Los otros no contaban; los otros eran los miserables, los viles, ‘La Canalla’ (que nos ganaba siempre). Los otros eran terroríficos; una horda de bárbaros sin ideas ni principios. Por sus nombres los conoceréis: Juan Ibáñez, Toni Sbert, Juan José Gurrola, Enrique Rocha, Óscar Chávez, Ludwig Margules, los Misrachi... Como se ve, auténtica ‘Canalla’, impíos, desleales, hipócritas jugadores, nuestros semejantes, nuestros enemigos. Y nos daban duro. Sí, alguna vez ganamos, ni modo, la ley de las probabilidades... Pero ello a pesar del coraggioso Barón, de los impecables —para el rival— trazos de Roberto Donís, que a veces, no se crean, no se crean; de los transparentes argumentos de Gabriel Ramírez, de nombre arcangélico pero de schoot menos afortunado. Jugábamos en los campos de Ciudad Universitaria, donde hoy juega otra pléyade de futboartistas de nuevo cuño, pero que, reflejo de los tiempos, no lo hacen en una cancha formal —gravísimo error, pérdida de las perspectivas, de las dimensiones reales del campo de lid, y, de plano, del Número de Oro.
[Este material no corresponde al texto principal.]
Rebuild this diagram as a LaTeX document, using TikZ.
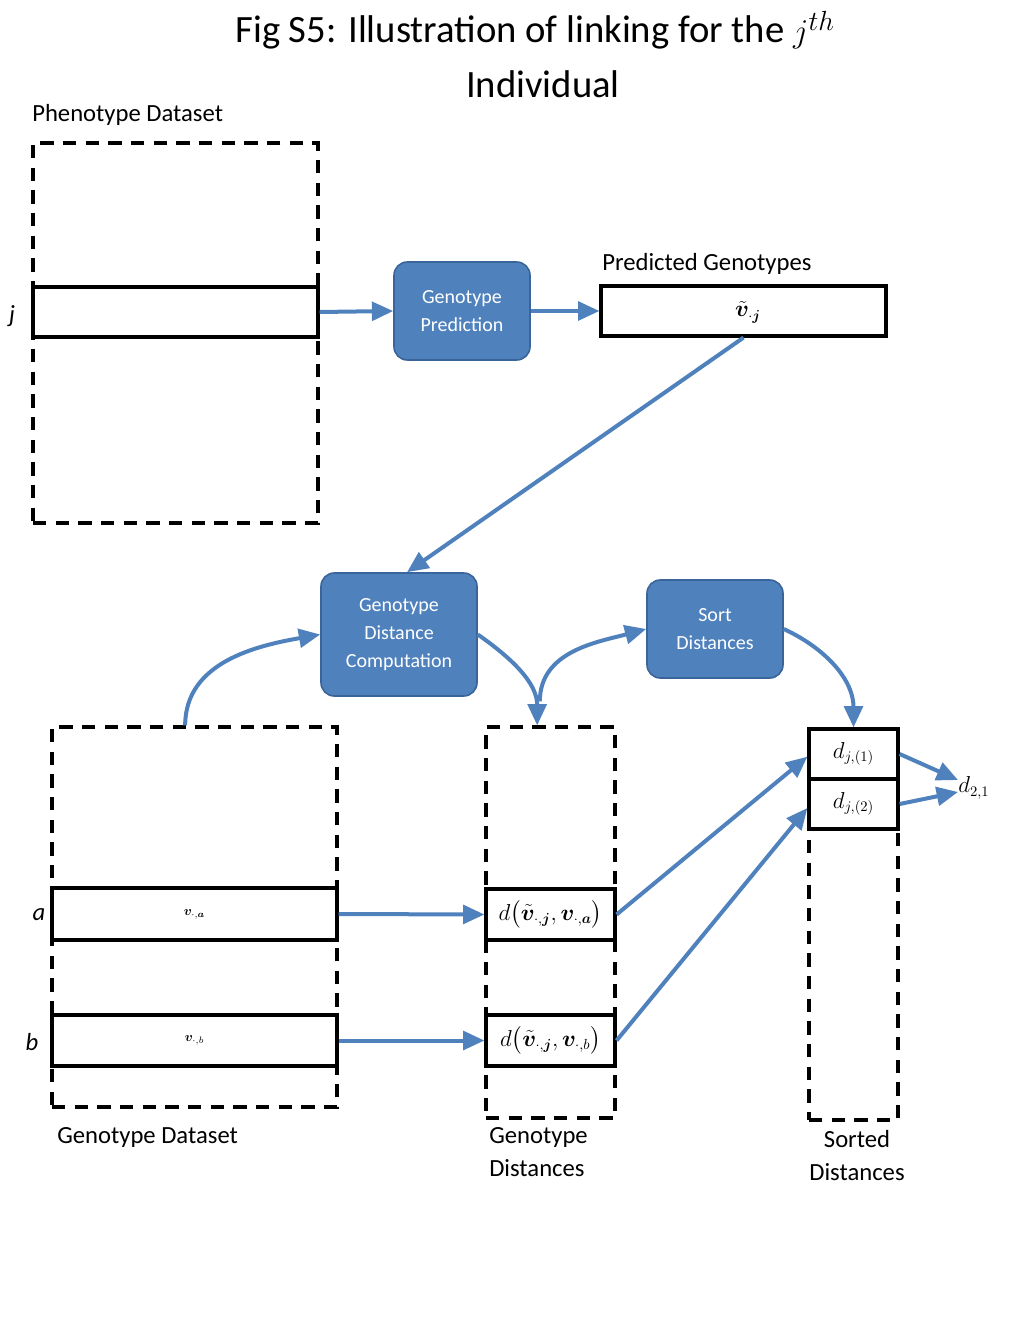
\documentclass[tikz,border=0pt]{standalone}
\usepackage{amsmath,bm}
\usepackage{fontspec}
\setmainfont{Carlito}
\usetikzlibrary{arrows.meta}
\definecolor{bl}{HTML}{4F81BD}
\definecolor{bld}{HTML}{3A659A}
\tikzset{
 bx/.style 2 args={draw, line width=2.4pt, minimum width=#1*0.75pt, minimum height=#2*0.75pt, inner sep=0pt},
 dbx/.style 2 args={draw, line width=2.4pt, dash pattern=on 10pt off 7pt, minimum width=#1*0.75pt, minimum height=#2*0.75pt, inner sep=0pt},
 proc/.style 2 args={draw=bld, line width=1.2pt, fill=bl, rounded corners=10pt, text=white, align=center, font=\fontsize{15}{21}\selectfont, minimum width=#1*0.75pt, minimum height=#2*0.75pt, inner sep=0pt},
 lab/.style={font=\fontsize{18.5}{25}\selectfont, inner sep=0pt},
 mth/.style={font=\fontsize{16}{20}\selectfont, inner sep=0pt},
 ar/.style={draw=bl, line width=3pt, -{Triangle[length=16pt,width=14pt]}},
}
\begin{document}
\begin{tikzpicture}[x=0.75pt,y=-0.75pt]
\useasboundingbox (0,0) rectangle (1024,1344);
\node[font=\fontsize{29}{36}\selectfont, inner sep=0pt] (t1) at (535,30) {Fig S5: Illustration of linking for the $j^{th}$};
\node[font=\fontsize{29}{36}\selectfont, inner sep=0pt] (t2) at (543,84) {Individual};
\node[lab, anchor=west] (phl) at (32,115) {Phenotype Dataset};
\node[dbx={285}{380}] (ph) at (175.5,333) {};
\node[bx={285}{50}] (rowj) at (175.5,312) {};
\node[lab] (jl) at (12,316) {\itshape j};
\node[proc={136}{98}] (gp) at (462,311) {Genotype\\Prediction};
\node[lab, anchor=west] (pgl) at (602,264) {Predicted Genotypes};
\node[bx={285}{50}] (pred) at (743.5,311) {};
\node[mth] (predt) at (748,312) {$\tilde{\bm v}_{\cdot\bm j}$};
\node[proc={156}{123}] (gdc) at (399,634.5) {Genotype\\Distance\\Computation};
\node[proc={136}{98}] (sort) at (715,629) {Sort\\Distances};
\node[dbx={285}{380}] (geno) at (194.5,917) {};
\node[bx={285}{52}] (ra) at (194.5,914) {$\bm v_{\cdot,\bm a}$};
\node[bx={285}{51}] (rb) at (194.5,1040.5) {$\bm v_{\cdot,b}$};
\node[lab] (al) at (39,915) {\itshape a};
\node[lab] (bl) at (32,1042) {\itshape b};
\node[lab, anchor=west] (gdl) at (57,1137) {Genotype Dataset};
\node[dbx={129}{391}] (dist) at (550.5,922.5) {};
\node[bx={129}{51}, mth] (da) at (550.5,914.5) {$d\big(\tilde{\bm v}_{\cdot,\bm j},\bm v_{\cdot,\bm a}\big)$};
\node[bx={129}{51}, mth] (db) at (550.5,1040.5) {$d\big(\tilde{\bm v}_{\cdot,\bm j},\bm v_{\cdot,b}\big)$};
\node[lab, anchor=north west, align=left, font=\fontsize{18.5}{25}\selectfont] (gdist) at (489,1127) {Genotype\\Distances};
\node[dbx={89}{391}] (sd) at (853.5,924.5) {};
\node[bx={89}{50}, mth, fill=white] (s1) at (853.5,754) {$d_{j,(1)}$};
\node[bx={89}{50}, mth, fill=white] (s2) at (853.5,804) {$d_{j,(2)}$};
\node[lab, align=center, anchor=north] (sdl) at (857,1130) {Sorted\\Distances};
\node[mth, anchor=west] (d21) at (958,788) {$d_{2,1}$};
\draw[ar] (rowj.east) -- (gp.west);
\draw[ar] (gp.east) -- (pred.west);
\draw[ar] (pred.south) -- ([xshift=6pt]gdc.north);
\draw[ar] ([xshift=-7pt]geno.north) to[out=90,in=190] (gdc.west);
\draw[ar] (gdc.east) to[out=-35,in=90] ([xshift=-10pt]dist.north);
\draw[ar] ([xshift=-8pt,yshift=18pt]dist.north) to[out=90,in=195] (sort.west);
\draw[ar] (sort.east) to[out=-25,in=90] (s1.north);
\draw[ar] (ra.east) -- (da.west);
\draw[ar] (rb.east) -- (db.west);
\draw[ar] (da.east) -- ([yshift=-2pt]s1.west);
\draw[ar] (db.east) -- ([yshift=-3pt]s2.west);
\draw[ar] (s1.east) -- ([yshift=6pt]d21.west);
\draw[ar] (s2.east) -- ([yshift=-3pt]d21.west);
\end{tikzpicture}
\end{document}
Nosotros en cambio, que vivíamos los últimos tiempos de una bohemia azarosa, que presumíamos azaharosa, y llegábamos al campo de juego directamente de la última fiesta, algunos a veces tomando por el atajo de Eleusis, el más escabroso pero directo al dilecto Olimpo, nos debatíamos a lo largo de la heroica página —cf. el Esto de la época— en el completo e inmaculado lienzo. A perder, pues. ¿Quién entre todos esos héroes conservará memoria de triunfo en esas lides? ¿Y en otras? Sería digno de verse, de saberse. ¿Tú, o tú, o tal vez tú el mejor de todos? ¿cuántos seguirán jugando, o cuántos por el contrario habrán alcanzado la adultez, la adustez, y consideren que todo aquello fue, como casi todo y si bien nos va, un mero juego de niños? En aquel entonces jugar o vivir eran un don y lo mismo, y hoy, si nos atenemos sólo a la lectura de los diarios o los Diarios podría parecer una condena. ¿Influyó aquella gesta en nosotros? ¿Seguimos siendo amigos, o tendríamos por qué serlo? ¿Quiénes éramos en verdad camaradas, quiénes éramos en verdad ‘algo’? En verdad yo ignoro la respuesta a esas preguntas, pero me las hago, claro. Sobre todo algunas veces que ‘me recuerdo’ con el alma (así se decía) toda atravesada y el cuerpo maltrecho e inservible, invivible, y no obstante como recién emergido del fragor de aquellas voces incendiadas, del chocar de aquellos cuerpos de jóvenes artistas, de aquellos trazos impecables... Y en esos inciertos amaneceres, a mí también, como a Montaigne, me viene la quizá retórica e incontestable pregunta: ¿Pero se puede de veras ser futbolista?.



Juan Carvajal, Evocaciones e invocaciones,
Ediciones Sin Nombre, México, 2007, págs. 62-68.